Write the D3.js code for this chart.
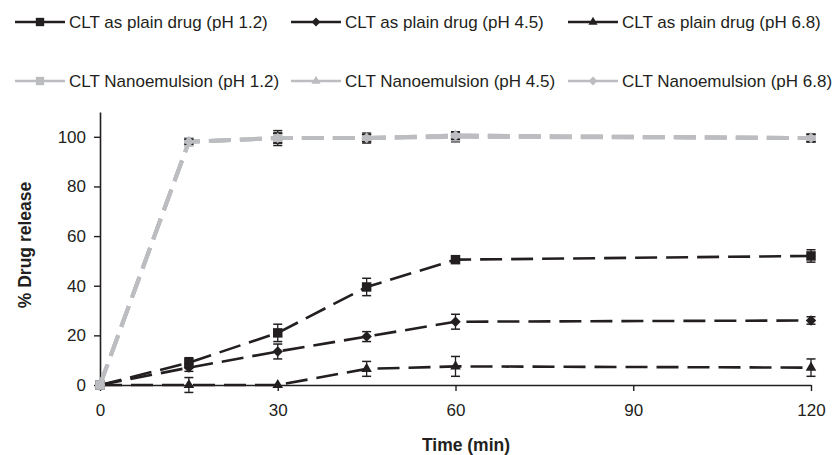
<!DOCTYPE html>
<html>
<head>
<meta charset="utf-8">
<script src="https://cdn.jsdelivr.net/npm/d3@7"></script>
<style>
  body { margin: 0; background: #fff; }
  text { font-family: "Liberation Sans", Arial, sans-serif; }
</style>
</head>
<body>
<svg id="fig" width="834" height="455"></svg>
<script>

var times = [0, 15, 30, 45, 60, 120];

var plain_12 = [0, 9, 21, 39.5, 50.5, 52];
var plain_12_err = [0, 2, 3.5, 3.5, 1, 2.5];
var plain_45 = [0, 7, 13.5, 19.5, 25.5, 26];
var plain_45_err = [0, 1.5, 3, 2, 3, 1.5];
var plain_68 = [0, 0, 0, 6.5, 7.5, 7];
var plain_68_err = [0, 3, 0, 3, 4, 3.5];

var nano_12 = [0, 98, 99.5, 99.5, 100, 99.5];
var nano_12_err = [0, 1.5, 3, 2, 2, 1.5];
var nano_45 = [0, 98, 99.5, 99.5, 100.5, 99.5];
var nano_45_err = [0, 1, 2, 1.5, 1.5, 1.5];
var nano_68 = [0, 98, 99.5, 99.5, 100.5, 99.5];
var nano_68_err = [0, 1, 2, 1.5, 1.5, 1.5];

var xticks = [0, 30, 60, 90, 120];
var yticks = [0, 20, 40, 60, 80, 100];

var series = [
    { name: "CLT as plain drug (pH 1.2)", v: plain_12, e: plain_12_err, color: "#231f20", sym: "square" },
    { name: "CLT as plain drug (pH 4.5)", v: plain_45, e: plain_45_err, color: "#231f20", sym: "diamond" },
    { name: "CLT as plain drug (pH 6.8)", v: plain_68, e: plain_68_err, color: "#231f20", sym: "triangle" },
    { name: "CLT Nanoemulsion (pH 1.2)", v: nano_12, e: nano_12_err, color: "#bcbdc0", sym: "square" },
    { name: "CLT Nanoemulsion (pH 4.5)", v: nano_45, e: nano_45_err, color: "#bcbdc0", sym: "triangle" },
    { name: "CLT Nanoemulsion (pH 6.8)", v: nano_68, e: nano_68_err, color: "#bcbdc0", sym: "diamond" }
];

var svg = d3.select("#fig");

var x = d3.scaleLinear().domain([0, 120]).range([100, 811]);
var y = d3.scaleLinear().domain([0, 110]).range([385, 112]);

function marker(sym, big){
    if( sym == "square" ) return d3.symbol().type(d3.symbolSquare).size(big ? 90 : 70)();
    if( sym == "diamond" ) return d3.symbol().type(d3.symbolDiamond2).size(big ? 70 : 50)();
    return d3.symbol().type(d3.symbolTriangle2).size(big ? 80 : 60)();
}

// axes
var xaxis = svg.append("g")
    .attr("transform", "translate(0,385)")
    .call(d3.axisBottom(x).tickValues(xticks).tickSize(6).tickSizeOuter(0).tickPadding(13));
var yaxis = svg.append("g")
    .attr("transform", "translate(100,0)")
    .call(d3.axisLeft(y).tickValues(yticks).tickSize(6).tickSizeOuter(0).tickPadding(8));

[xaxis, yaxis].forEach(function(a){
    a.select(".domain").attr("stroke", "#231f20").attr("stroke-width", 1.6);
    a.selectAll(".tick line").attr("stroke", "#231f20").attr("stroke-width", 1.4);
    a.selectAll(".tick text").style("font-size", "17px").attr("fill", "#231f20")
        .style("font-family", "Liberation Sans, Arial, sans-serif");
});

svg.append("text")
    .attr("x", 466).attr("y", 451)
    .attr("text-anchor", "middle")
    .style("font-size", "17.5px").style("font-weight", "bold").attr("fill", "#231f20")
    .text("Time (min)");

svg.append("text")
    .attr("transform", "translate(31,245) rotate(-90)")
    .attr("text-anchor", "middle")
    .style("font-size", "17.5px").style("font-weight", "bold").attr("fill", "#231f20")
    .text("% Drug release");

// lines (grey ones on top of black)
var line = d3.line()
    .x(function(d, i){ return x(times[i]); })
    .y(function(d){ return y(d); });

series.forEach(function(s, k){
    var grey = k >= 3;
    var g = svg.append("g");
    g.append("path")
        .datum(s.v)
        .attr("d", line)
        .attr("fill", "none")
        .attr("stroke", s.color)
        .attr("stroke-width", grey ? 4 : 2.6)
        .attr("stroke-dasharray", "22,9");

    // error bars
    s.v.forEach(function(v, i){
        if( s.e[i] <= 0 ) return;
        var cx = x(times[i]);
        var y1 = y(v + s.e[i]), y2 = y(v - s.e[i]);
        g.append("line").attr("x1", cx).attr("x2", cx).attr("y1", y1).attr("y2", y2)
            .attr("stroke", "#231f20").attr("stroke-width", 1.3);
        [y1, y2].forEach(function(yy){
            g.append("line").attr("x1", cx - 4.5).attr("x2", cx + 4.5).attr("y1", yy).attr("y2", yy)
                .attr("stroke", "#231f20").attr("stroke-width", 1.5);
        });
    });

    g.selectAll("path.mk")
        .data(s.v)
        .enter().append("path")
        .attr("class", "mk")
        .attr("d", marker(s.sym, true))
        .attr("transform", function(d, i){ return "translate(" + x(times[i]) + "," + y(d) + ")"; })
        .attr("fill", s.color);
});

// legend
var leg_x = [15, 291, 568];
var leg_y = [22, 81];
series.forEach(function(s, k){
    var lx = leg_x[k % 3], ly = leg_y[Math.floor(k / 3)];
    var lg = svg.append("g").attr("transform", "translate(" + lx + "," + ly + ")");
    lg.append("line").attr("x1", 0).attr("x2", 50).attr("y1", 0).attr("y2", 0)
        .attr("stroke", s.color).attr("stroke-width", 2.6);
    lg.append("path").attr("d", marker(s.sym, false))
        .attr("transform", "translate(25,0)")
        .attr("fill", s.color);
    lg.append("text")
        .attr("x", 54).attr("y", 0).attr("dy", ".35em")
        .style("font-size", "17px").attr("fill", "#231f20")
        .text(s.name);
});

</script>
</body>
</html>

▶ **SET EXERCISE**
Begin at the first line of the data above and repeat each line exactly, stopping after the line containing "var y = d3.scaleLinear().domain([0, 110]).range([385, 112]);". Omit the pictures.

▶ **RESPONSE TO THE EXERCISE**
Write the D3.js code for this chart.
<!DOCTYPE html>
<html>
<head>
<meta charset="utf-8">
<script src="https://cdn.jsdelivr.net/npm/d3@7"></script>
<style>
  body { margin: 0; background: #fff; }
  text { font-family: "Liberation Sans", Arial, sans-serif; }
</style>
</head>
<body>
<svg id="fig" width="834" height="455"></svg>
<script>

var times = [0, 15, 30, 45, 60, 120];

var plain_12 = [0, 9, 21, 39.5, 50.5, 52];
var plain_12_err = [0, 2, 3.5, 3.5, 1, 2.5];
var plain_45 = [0, 7, 13.5, 19.5, 25.5, 26];
var plain_45_err = [0, 1.5, 3, 2, 3, 1.5];
var plain_68 = [0, 0, 0, 6.5, 7.5, 7];
var plain_68_err = [0, 3, 0, 3, 4, 3.5];

var nano_12 = [0, 98, 99.5, 99.5, 100, 99.5];
var nano_12_err = [0, 1.5, 3, 2, 2, 1.5];
var nano_45 = [0, 98, 99.5, 99.5, 100.5, 99.5];
var nano_45_err = [0, 1, 2, 1.5, 1.5, 1.5];
var nano_68 = [0, 98, 99.5, 99.5, 100.5, 99.5];
var nano_68_err = [0, 1, 2, 1.5, 1.5, 1.5];

var xticks = [0, 30, 60, 90, 120];
var yticks = [0, 20, 40, 60, 80, 100];

var series = [
    { name: "CLT as plain drug (pH 1.2)", v: plain_12, e: plain_12_err, color: "#231f20", sym: "square" },
    { name: "CLT as plain drug (pH 4.5)", v: plain_45, e: plain_45_err, color: "#231f20", sym: "diamond" },
    { name: "CLT as plain drug (pH 6.8)", v: plain_68, e: plain_68_err, color: "#231f20", sym: "triangle" },
    { name: "CLT Nanoemulsion (pH 1.2)", v: nano_12, e: nano_12_err, color: "#bcbdc0", sym: "square" },
    { name: "CLT Nanoemulsion (pH 4.5)", v: nano_45, e: nano_45_err, color: "#bcbdc0", sym: "triangle" },
    { name: "CLT Nanoemulsion (pH 6.8)", v: nano_68, e: nano_68_err, color: "#bcbdc0", sym: "diamond" }
];

var svg = d3.select("#fig");

var x = d3.scaleLinear().domain([0, 120]).range([100, 811]);
var y = d3.scaleLinear().domain([0, 110]).range([385, 112]);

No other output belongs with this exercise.